Nadezhda Tokareva
(Dubna Univeristy)
Today it is crucial to train Data Scientists that serve as the bridge between cutting-edge technology and digital economy needs. It is essential to teach them to improve access to Big Data, analytics tools, innovative research methods. They should be able to design and deploy Data GRID clusters use and advise on such tools as machine learning, natural language processing, web scraping, big data platforms, and data visualization techniques. Virtual Computer Lab (VCL) provides a set of software and hardware-based virtualization and containerization tools that enable the flexible and on-demand provision and use of computing resources.

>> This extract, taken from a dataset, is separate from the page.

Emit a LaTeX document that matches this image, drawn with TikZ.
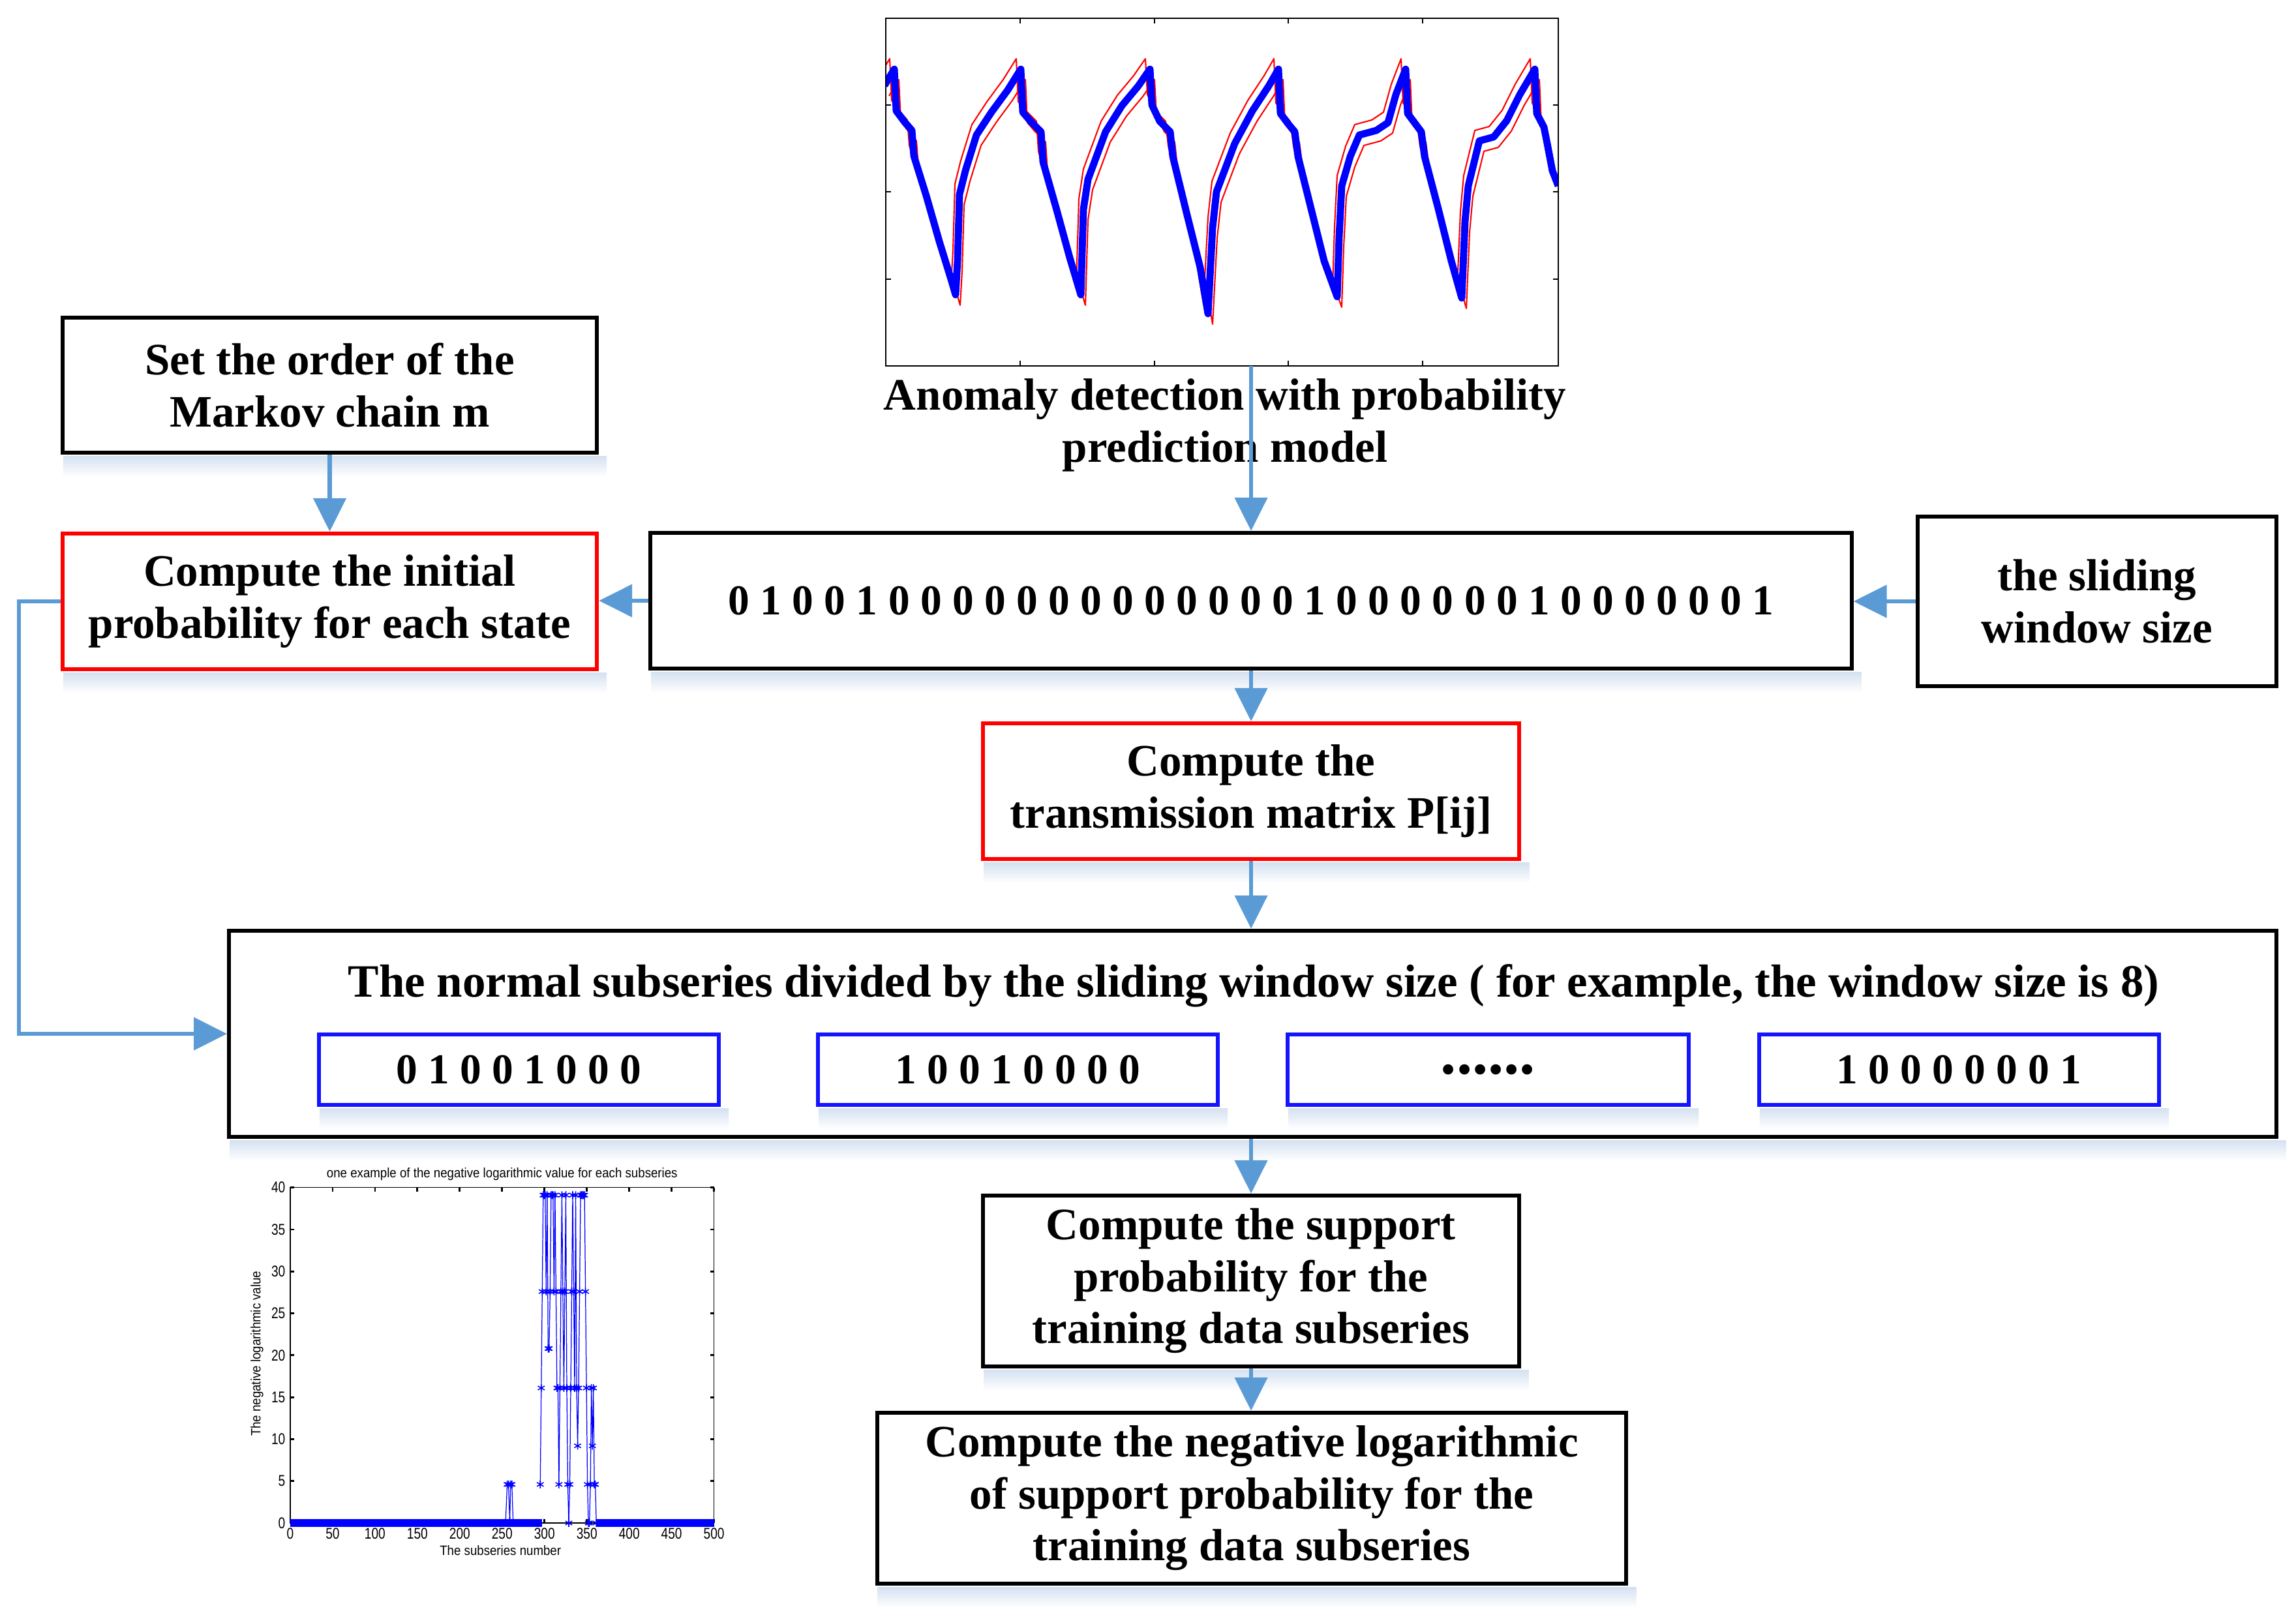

The central methodical aspect of the VCL is the principle of self-organization, that makes the transition from a complex system of granular group security policies with a large number of restrictions to the formation of personal responsibility and respect for colleagues, which should be a solid foundation for strengthening and developing classical cultural values in the educational environment. Education in the VCL with integrated Knowledge Management System is the process of facilitating learning, or the acquisition of knowledge, skills, values, beliefs, habits. Educational methods include storytelling, discussion, teaching, training, directed research. Technology enhances relationships between teachers and students. When teachers effectively integrate technology into subject areas, teachers grow into the roles of adviser, content expert, coach. Technology helps make teaching and learning more meaningful and fun. Using VCL, students learn to design and deploy a Data GRID cluster based on Apache Hadoop, perform basic cluster administration tasks, upload real-world data. Based on the uploaded data, they study the main components of the cluster and the essential analytics tools. VCL allows us to train Data Scientists who can productively solve actual business and scientific problems in the field of Big Data. Data Scientists are integral to supporting both leaders and developers in creating better products and paradigms. Also, as their role in big business becomes more and more important, they are in increasingly short supply.
Summary
This paper discusses methodical aspects of training data scientists using the data grid in a virtual computer lab environment. Data scientists serve as the bridge between cutting-edge technology and digital economy needs. It is important to teach them to improve access to big data, analytics tools, and innovative research methods. They also should be able to design and deploy Data GRID clusters use and advise on such tools as machine learning, natural language processing, web scraping, big data platforms, and data visualization techniques and their application to relevant business needs and public policy issues. Virtual computer lab is a powerful innovative tool for training IT-professionals, created and successfully operated by the experts of the System Analysis and Control Department at the Dubna State University.
Keywords: virtual computer lab, virtualization, containerization, Grid, Data Grid, Hadoop, Map Reduce, Spark, HCatalog, Hive, Impala, Solr, Sqoop, Hue, cluster, data mining, distributed systems, mathematical modeling, education, data analytics, IT training, IT education, innovative education.